Ragnarok dives into the adversity Thor (Chris Hemsworth) is faced with after being vanished from his home planet Asgard, and imprisoned on the opposite side of the universe in Sakaar. He is then forced by The Grandmaster (Jeff Goldblum) to battle against his ally and fellow fighter, The Incredible Hulk (Mark Ruffalo) in a gladiatorial arena. It truly begs the question as to why Thor and Hulk were not a pair or duo in the previous Avengers films, just because their chemistry in this film is off the charts- it’s definitely a pairing that we didn’t think we needed in our lives, but Waititi proves otherwise by proving to us that yes, we do need to see Thor and Hulk more in the future Marvel franchise films- the comedic magic is contagious for all viewers.
Futhermore, Ragnarok brings back well- known villain Loki (Tom Hiddleston), world- famous neurosurgeon Dr. Strange (Benedict Cumberbatch) but then it goes to introduce new characters like the Valkyrie (Tessa Thompson), an Asgardian exile who shared countless banters with Thor; but most importantly a new villain, who happens to be Thor’s long lost sister Hela (Cate Blanchett). IT appears that their father Odin (Anthony Hopkins) kept her locked away due to her harmful and dangerous persona. This obviously backfired after an event lead to her release, which is not good for Asgard especially when they are faced with a villain who is not only aggressive, but also just as strong as Thor himself. The only downfall to this film would be the lack of impact Ragnarok’s villain had on the film in its entirety. Yes, she is overly aggressive and has an unjust backstory, but her all-conquering motives to overtake Thor fall quite short and aren’t as significant compared to previous villains- especially when her vicious moments aren’t shown frequently throughout the film.
With that being said and on a much lighter note, Ragnarok excels and outdoes its predecessors in the comedy realm, while still maintaining that ounce of action-packed goodness. With kiwi-inspired humour subtly integrated into the script (sometimes improvised), to chaos and manic in numerous battles, specifically, on the Bifrost bridge; with 70’s prog rock music assisting the action. It’s all a magical pool of lively and exquisite joy!

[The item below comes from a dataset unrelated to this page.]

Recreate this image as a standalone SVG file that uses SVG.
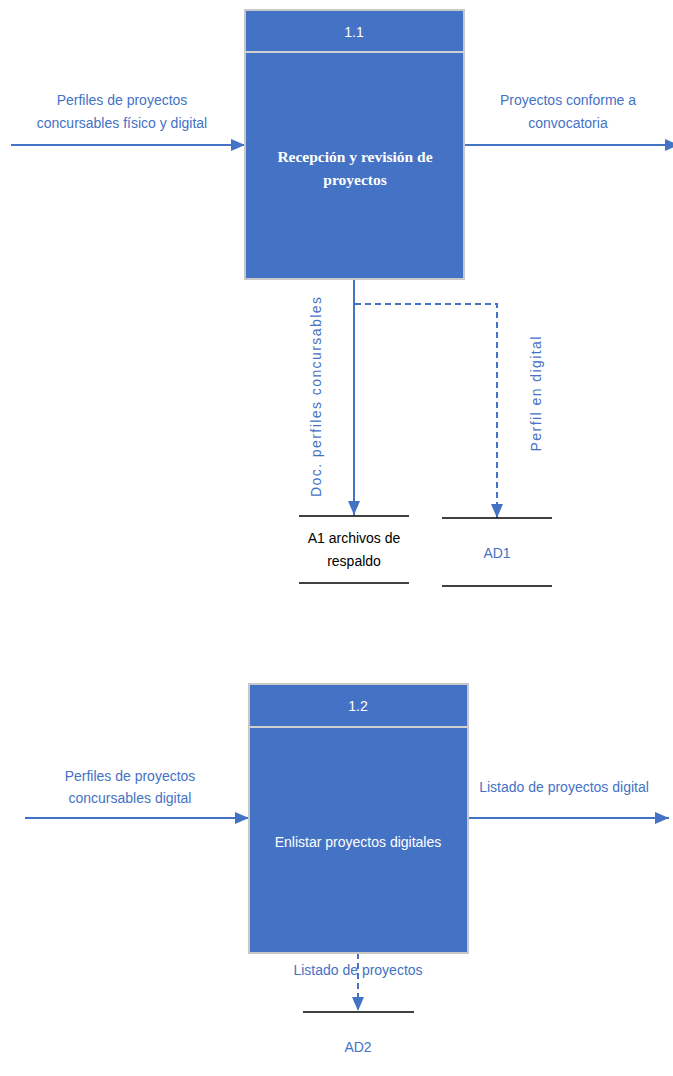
<svg xmlns="http://www.w3.org/2000/svg" width="673" height="1076" viewBox="0 0 673 1076">
<style>
.proc{fill:#4472C4;stroke:#C8C8C8;stroke-width:2}
.div{stroke:#D0D0D0;stroke-width:2}
.flow{stroke:#4472C4;stroke-width:2;fill:none}
.dash{stroke-dasharray:6,4}
.store{stroke:#000;stroke-width:1.5}
.lbl{font-family:"Liberation Sans",Arial,sans-serif;font-size:14px;fill:#4472C4;text-anchor:middle}
.wt{font-family:"Liberation Sans",Arial,sans-serif;font-size:14px;fill:#FFFFFF;text-anchor:middle}
.bt{font-family:"Liberation Serif","Times New Roman",serif;font-size:15.5px;font-weight:bold;fill:#FFFFFF;text-anchor:middle}
.bk{font-family:"Liberation Sans",Arial,sans-serif;font-size:14px;fill:#000;text-anchor:middle}
</style>
<defs>
<marker id="ah" viewBox="0 0 14 12" refX="14" refY="6" markerWidth="7" markerHeight="6" orient="auto" markerUnits="strokeWidth">
<path d="M0,0 L14,6 L0,12 z" fill="#4472C4"/>
</marker>
</defs>
<g id="connectors">
<line class="flow" x1="11" y1="145" x2="245" y2="145" marker-end="url(#ah)"/>
<line class="flow" x1="464" y1="145" x2="679" y2="145" marker-end="url(#ah)"/>
<line class="flow" x1="354" y1="279" x2="354" y2="515" marker-end="url(#ah)"/>
<polyline class="flow dash" points="355,304 497,304 497,518" marker-end="url(#ah)"/>
<line class="flow" x1="25" y1="818" x2="249" y2="818" marker-end="url(#ah)"/>
<line class="flow" x1="468" y1="818" x2="669" y2="818" marker-end="url(#ah)"/>
<line class="flow dash" x1="358" y1="953" x2="358" y2="1011" marker-end="url(#ah)"/>
<text class="lbl" x="122" y="105">Perfiles de proyectos</text>
<text class="lbl" x="122" y="128">concursables físico y digital</text>
<text class="lbl" x="568" y="105">Proyectos conforme a</text>
<text class="lbl" x="568" y="128">convocatoria</text>
<text class="lbl" transform="translate(321,397) rotate(-90)" textLength="200" lengthAdjust="spacing">Doc. perfiles concursables</text>
<text class="lbl" transform="translate(541,394) rotate(-90)" textLength="115" lengthAdjust="spacing">Perfil en digital</text>
<text class="lbl" x="130" y="781">Perfiles de proyectos</text>
<text class="lbl" x="130" y="803">concursables digital</text>
<text class="lbl" x="564" y="792">Listado de proyectos digital</text>
<text class="lbl" x="358" y="975">Listado de proyectos</text>
</g>
<g id="p1_1">
<rect class="proc" x="245" y="10" width="219" height="269"/>
<line class="div" x1="245" y1="52" x2="464" y2="52"/>
<text class="wt" x="354" y="37">1.1</text>
<text class="bt" x="355" y="162">Recepción y revisión de</text>
<text class="bt" x="355" y="185">proyectos</text>
</g>
<g id="p1_2">
<rect class="proc" x="249" y="684" width="219" height="269"/>
<line class="div" x1="249" y1="727" x2="468" y2="727"/>
<text class="wt" x="358" y="711">1.2</text>
<text class="wt" x="358" y="847">Enlistar proyectos digitales</text>
</g>
<g id="A1">
<line class="store" x1="299" y1="516" x2="409" y2="516"/>
<line class="store" x1="299" y1="583" x2="409" y2="583"/>
<text class="bk" x="354" y="543">A1  archivos de</text>
<text class="bk" x="354" y="566">respaldo</text>
</g>
<g id="AD1">
<line class="store" x1="442" y1="518" x2="552" y2="518"/>
<line class="store" x1="442" y1="586" x2="552" y2="586"/>
<text class="lbl" x="497" y="558">AD1</text>
</g>
<g id="AD2">
<line class="store" x1="303" y1="1012" x2="414" y2="1012"/>
<text class="lbl" x="358" y="1052">AD2</text>
</g>
</svg>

I will have to commend Waititi and writer Eric Pearson on their arduous efforts with this film. Although it doesn’t contain the full Shakespearian imagery that was established by Kenneth Branagh, it sure does give diversity and flexibility to the Marvel Universe, in that it cautiously created an all-time colourfully chaotic film that had a great balance of seriousness and comedy. For those who feel that a different spin to this film may be detrimental to the franchise, it is infact a rebirth to the franchise in its own right yet it still abides to the standard Marvel regulations.
At the end of the day, you’re in for one heck of a ride so be sure to catch Thor: Ragnarok in all NZ cinemas today!